PROBLEM DETAILS: Starting from the top of the material, restate each line exactly until the line that contains "const mapBsoNitSem = [1.1, 3.2, 2.3, 3.2, 3.6];", which is also copied. Pictures are excluded.

DATASET CONTENT:
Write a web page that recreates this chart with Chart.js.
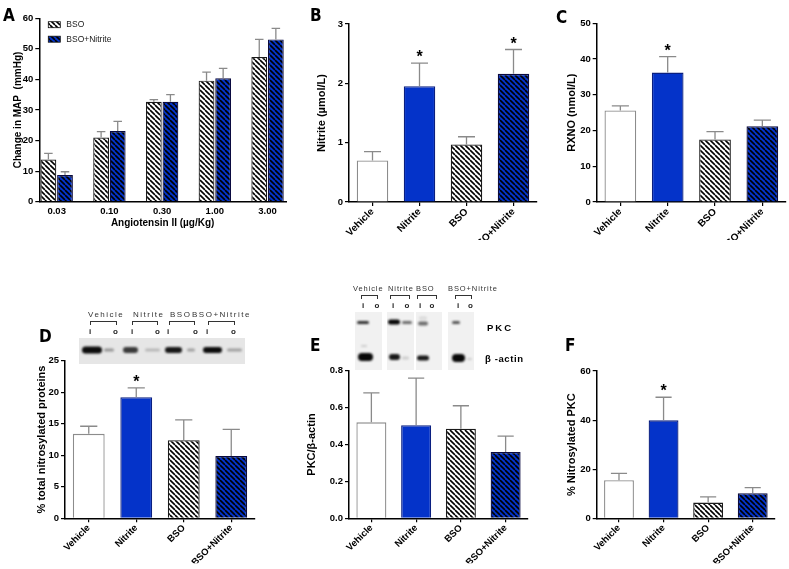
<!DOCTYPE html>
<html lang="en">
<head>
<meta charset="UTF-8">
<title>BSO / Nitrite</title>
<script src="https://cdn.jsdelivr.net/npm/chart.js"></script>
<style>
  body { margin: 0; background: #fff; }
  #fig { position: relative; width: 789px; height: 569px; overflow: hidden; font-family: "Liberation Sans", Arial, sans-serif; }
  #fig canvas { position: absolute; }
  .lbl { position: absolute; font: bold 17px/18px "Liberation Sans Narrow", "DejaVu Sans Condensed", sans-serif; }
</style>
</head>
<body>
<div id="fig"></div>
<script>
// ---- data ----
const doses = ['0.03', '0.10', '0.30', '1.00', '3.00'];
const mapBso = [13.8, 21.0, 32.7, 39.6, 47.3];
const mapBsoSem = [2.0, 1.9, 0.7, 2.8, 5.8];
const mapBsoNit = [8.7, 23.1, 32.7, 40.4, 53.1];
const mapBsoNitSem = [1.1, 3.2, 2.3, 3.2, 3.6];

const groups = ['Vehicle', 'Nitrite', 'BSO', 'BSO+Nitrite'];
const nitrite = [0.70, 1.95, 0.97, 2.16];
const nitriteSem = [0.15, 0.39, 0.13, 0.41];
const rxno = [25.6, 36.2, 17.5, 21.2];
const rxnoSem = [1.3, 4.5, 2.2, 1.7];
const totalSno = [13.4, 19.2, 12.4, 9.9];
const totalSnoSem = [1.2, 1.5, 3.2, 4.2];
const pkcActin = [0.52, 0.505, 0.485, 0.36];
const pkcActinSem = [0.16, 0.255, 0.125, 0.085];
const snoPkc = [15.5, 39.9, 6.4, 10.2];
const snoPkcSem = [2.8, 9.4, 2.3, 2.3];

Chart.defaults.font.family = '"Liberation Sans", Arial, sans-serif';
Chart.defaults.color = '#000';

const fig = document.getElementById('fig');
const BLUE = '#0433c9';

// diagonal stripes like the Prism hatch
function hatch(bg) {
  const t = document.createElement('canvas');
  t.width = t.height = 5;
  const g = t.getContext('2d');
  g.fillStyle = bg; g.fillRect(0, 0, 5, 5);
  g.strokeStyle = '#000'; g.lineWidth = 1.6;
  g.beginPath();
  for (let k = -5; k <= 5; k += 5) { g.moveTo(k, 0); g.lineTo(k + 5, 5); }
  g.stroke();
  return g.createPattern(t, 'repeat');
}
const fills = ['#ffffff', BLUE, hatch('#ffffff'), hatch(BLUE)];
const edges = ['#8c8c8c', '#0a1f80', '#1a1a1a', '#0a0a40'];

function place(left, top, w, h) {
  const c = document.createElement('canvas');
  c.width = w; c.height = h;
  c.style.left = left + 'px'; c.style.top = top + 'px';
  fig.appendChild(c);
  return c;
}

// error bars (upper only) + significance stars
const errorBars = {
  id: 'errorBars',
  afterDatasetsDraw(chart) {
    const ctx = chart.ctx, y = chart.scales.y;
    const zero = y.getPixelForValue(0);
    ctx.save();
    chart.data.datasets.forEach((ds, di) => {
      chart.getDatasetMeta(di).data.forEach((bar, i) => {
        const top = bar.y - (zero - y.getPixelForValue(ds.sem[i]));
        const cap = bar.width * 0.27;
        ctx.strokeStyle = '#8a8a8a'; ctx.lineWidth = 1.3;
        ctx.beginPath();
        ctx.moveTo(bar.x, bar.y); ctx.lineTo(bar.x, top);
        ctx.moveTo(bar.x - cap, top); ctx.lineTo(bar.x + cap, top);
        ctx.stroke();
        if (ds.stars && ds.stars.includes(i)) {
          ctx.fillStyle = '#000';
          ctx.font = 'bold 16px "Liberation Sans", Arial';
          ctx.textAlign = 'center'; ctx.textBaseline = 'alphabetic';
          ctx.fillText('*', bar.x, top - 1);
        }
      });
    });
    ctx.restore();
  }
};

// small legend inside panel A
const boxLegend = {
  id: 'boxLegend',
  afterDraw(chart, args, o) {
    const ctx = chart.ctx, a = chart.chartArea;
    ctx.save();
    chart.data.datasets.forEach((ds, i) => {
      const x = a.left + o.x, y = a.top + o.y + i * o.gap;
      ctx.fillStyle = ds.backgroundColor; ctx.fillRect(x, y, 12, 6);
      ctx.strokeStyle = '#111'; ctx.lineWidth = 0.8; ctx.strokeRect(x, y, 12, 6);
      ctx.fillStyle = '#222'; ctx.font = '8.5px "Liberation Sans", Arial';
      ctx.textBaseline = 'middle';
      ctx.fillText(ds.label, x + 18, y + 3);
    });
    ctx.restore();
  }
};

function yAxis(max, step, title, width, titleSize, fmt) {
  return {
    min: 0, max: max,
    ticks: { stepSize: step, font: { size: 9.5, weight: 'bold' }, padding: 2, callback: fmt || (v => v) },
    grid: { drawOnChartArea: false, tickLength: 4, color: '#000', lineWidth: 1.2 },
    border: { color: '#000', width: 1.5 },
    title: { display: true, text: title, font: { size: titleSize, weight: 'bold' }, padding: 0 },
    afterFit: s => { s.width = width; }
  };
}

function xCat(height, size) {
  return {
    z: 1,
    ticks: { font: { size: size, weight: 'bold' }, minRotation: 45, maxRotation: 45, padding: 0, autoSkip: false },
    grid: { offset: false, drawOnChartArea: false, tickLength: 4, color: '#000', lineWidth: 1.2 },
    border: { color: '#000', width: 1.5 },
    afterFit: s => { s.height = height; }
  };
}

function groupChart(canvas, pad, values, sem, stars, y, xh, xs) {
  return new Chart(canvas, {
    type: 'bar',
    data: {
      labels: groups,
      datasets: [{ data: values, sem: sem, stars: stars, backgroundColor: fills, borderColor: edges,
                   borderWidth: 1.3, categoryPercentage: 1, barPercentage: 0.67 }]
    },
    options: {
      responsive: false, animation: false,
      layout: { padding: pad },
      plugins: { legend: { display: false }, tooltip: { enabled: false } },
      scales: { x: xCat(xh, xs), y: y }
    },
    plugins: [errorBars]
  });
}

// ---- A: dose response ----
new Chart(place(0, 0, 300, 240), {
  type: 'bar',
  data: {
    datasets: [
      { label: 'BSO', data: mapBso.map((v, i) => ({ x: i, y: v })), sem: mapBsoSem,
        backgroundColor: fills[2], borderColor: edges[2], borderWidth: 1.2, categoryPercentage: 0.63, barPercentage: 0.95 },
      { label: 'BSO+Nitrite', data: mapBsoNit.map((v, i) => ({ x: i, y: v })), sem: mapBsoNitSem,
        backgroundColor: fills[3], borderColor: edges[3], borderWidth: 1.2, categoryPercentage: 0.63, barPercentage: 0.95 }
    ]
  },
  options: {
    responsive: false, animation: false,
    layout: { padding: { left: 12, top: 18.3, right: 14, bottom: 11 } },
    plugins: { legend: { display: false }, tooltip: { enabled: false }, boxLegend: { x: 9, y: 3.4, gap: 14.5 } },
    scales: {
      x: {
        type: 'linear', min: -0.33, max: 4.35, offset: false, z: 1,
        ticks: { stepSize: 1, includeBounds: false, autoSkip: false, maxRotation: 0, padding: 4,
                 font: { size: 9.5, weight: 'bold' }, callback: v => doses[v] ?? '' },
        grid: { display: false, drawTicks: false },
        border: { color: '#000', width: 1.5 },
        title: { display: true, text: 'Angiotensin II (µg/Kg)', font: { size: 10, weight: 'bold' }, padding: 0 },
        afterFit: s => { s.height = 27.3; }
      },
      y: yAxis(60, 10, 'Change in MAP  (mmHg)', 27.3, 10)
    }
  },
  plugins: [errorBars, boxLegend]
});

// ---- B, C ----
groupChart(place(300, 0, 245, 240), { left: 15.1, top: 24, right: 8, bottom: 0 },
  nitrite, nitriteSem, [1, 3], yAxis(3, 1, 'Nitrite (µmol/L)', 33.9, 11), 38, 10);
groupChart(place(545, 0, 244, 240), { left: 20.1, top: 23.3, right: 3, bottom: 0 },
  rxno, rxnoSem, [1], yAxis(50, 10, 'RXNO (nmol/L)', 31.6, 11), 38, 10);

// ---- D, E, F ----
groupChart(place(0, 240, 275, 329), { left: 35.4, top: 120.7, right: 20, bottom: 5.7 },
  totalSno, totalSnoSem, [1], yAxis(25, 5, '% total nitrosylated proteins', 29.6, 11), 45, 9.5);
groupChart(place(275, 240, 270, 329), { left: 30.1, top: 130.7, right: 17, bottom: 5.7 },
  pkcActin, pkcActinSem, [], yAxis(0.8, 0.2, 'PKC/β-actin', 43.9, 11, v => v.toFixed(1)), 45, 9.5);
groupChart(place(545, 240, 244, 329), { left: 20.1, top: 131, right: 14, bottom: 5.7 },
  snoPkc, snoPkcSem, [1], yAxis(60, 20, '% Nitrosylated PKC', 31.6, 11), 45, 9.5);

// ---- blot pictures and their labels ----
function blot(x, y, w, h, bg, bands) {
  const g = place(x, y, w, h).getContext('2d');
  g.fillStyle = bg; g.fillRect(0, 0, w, h);
  g.filter = 'blur(1px)';
  bands.forEach(b => {
    g.fillStyle = `rgba(0,0,0,${b[4]})`;
    g.beginPath(); g.roundRect(b[0], b[1] - b[3] / 2, b[2], b[3], b[3] / 2); g.fill();
  });
}
function put(text, x, y, css) {
  const d = document.createElement('div');
  d.textContent = text;
  d.style.cssText = `position:absolute;left:${x}px;top:${y}px;white-space:nowrap;line-height:1;` + css;
  fig.appendChild(d);
}
function bracket(x1, x2, y) {
  const d = document.createElement('div');
  d.style.cssText = `position:absolute;left:${x1}px;top:${y}px;width:${x2 - x1}px;height:4px;` +
    'border:1px solid #333;border-bottom:none;box-sizing:border-box;';
  fig.appendChild(d);
}
const laneFont = 'font-size:8px;letter-spacing:1.5px;color:#333;';
const laneFontE = 'font-size:7.5px;letter-spacing:0.9px;color:#333;';
const ioFont = 'font-size:8px;font-weight:bold;color:#222;';

blot(79, 338, 166, 26, '#e6e6e6', [
  [3, 12, 20, 7, .95], [25, 12, 10, 3, .35], [44, 12, 15, 6, .75], [66, 12, 15, 3, .2],
  [86, 12, 17, 6, .9], [108, 12, 8, 3, .3], [124, 12, 19, 6, .95], [148, 12, 15, 3, .3]
]);
[['Vehicle', 88], ['Nitrite', 133], ['BSO', 170], ['BSO+Nitrite', 192]].forEach(l => put(l[0], l[1], 311, laneFont));
[[90, 117], [132, 158], [169, 195], [208, 235]].forEach(b => bracket(b[0], b[1], 321));
[89, 131, 167, 206].forEach(x => put('i', x, 328, ioFont));
[113, 155, 193, 231].forEach(x => put('o', x, 328, ioFont));

blot(355, 312, 27, 58, '#f1f1f1', [[2, 10.5, 12, 3, .8], [3, 45, 15, 8, .97], [6, 34, 6, 1.5, .2]]);
blot(387, 312, 27, 58, '#f1f1f1', [[1, 10, 12, 5, .97], [15, 10.5, 10, 3, .55], [2, 45, 11, 6, .9], [15, 46, 7, 3, .15]]);
blot(416, 312, 26, 58, '#f1f1f1', [[2, 11.5, 10, 4, .55], [1, 46, 12, 5, .9], [3, 6, 8, 3, .1]]);
blot(448, 312, 26, 58, '#f1f1f1', [[4, 10.5, 8, 3, .65], [4, 46, 13, 8, .97], [19, 47, 5, 2, .15]]);
[['Vehicle', 353], ['Nitrite', 388], ['BSO', 416], ['BSO+Nitrite', 448]].forEach(l => put(l[0], l[1], 284.5, laneFontE));
[[361, 378], [390, 410], [417, 437], [455, 472]].forEach(b => bracket(b[0], b[1], 295));
[362, 392, 419, 457].forEach(x => put('i', x, 301.5, ioFont));
[374.5, 404.5, 429.5, 468].forEach(x => put('o', x, 301.5, ioFont));
put('PKC', 487, 323, 'font-size:9.5px;font-weight:bold;letter-spacing:2px;');
put('β -actin', 485, 354, 'font-size:9.5px;font-weight:bold;letter-spacing:0.6px;');

// panel letters
[['A', 3, 6], ['B', 310, 6], ['C', 556, 8], ['D', 39, 327], ['E', 310, 336], ['F', 565, 336]].forEach(l => {
  const d = document.createElement('div');
  d.className = 'lbl'; d.textContent = l[0];
  d.style.left = l[1] + 'px'; d.style.top = l[2] + 'px';
  fig.appendChild(d);
});
</script>
</body>
</html>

FINAL RESULT:
Write a web page that recreates this chart with Chart.js.
<!DOCTYPE html>
<html lang="en">
<head>
<meta charset="UTF-8">
<title>BSO / Nitrite</title>
<script src="https://cdn.jsdelivr.net/npm/chart.js"></script>
<style>
  body { margin: 0; background: #fff; }
  #fig { position: relative; width: 789px; height: 569px; overflow: hidden; font-family: "Liberation Sans", Arial, sans-serif; }
  #fig canvas { position: absolute; }
  .lbl { position: absolute; font: bold 17px/18px "Liberation Sans Narrow", "DejaVu Sans Condensed", sans-serif; }
</style>
</head>
<body>
<div id="fig"></div>
<script>
// ---- data ----
const doses = ['0.03', '0.10', '0.30', '1.00', '3.00'];
const mapBso = [13.8, 21.0, 32.7, 39.6, 47.3];
const mapBsoSem = [2.0, 1.9, 0.7, 2.8, 5.8];
const mapBsoNit = [8.7, 23.1, 32.7, 40.4, 53.1];
const mapBsoNitSem = [1.1, 3.2, 2.3, 3.2, 3.6];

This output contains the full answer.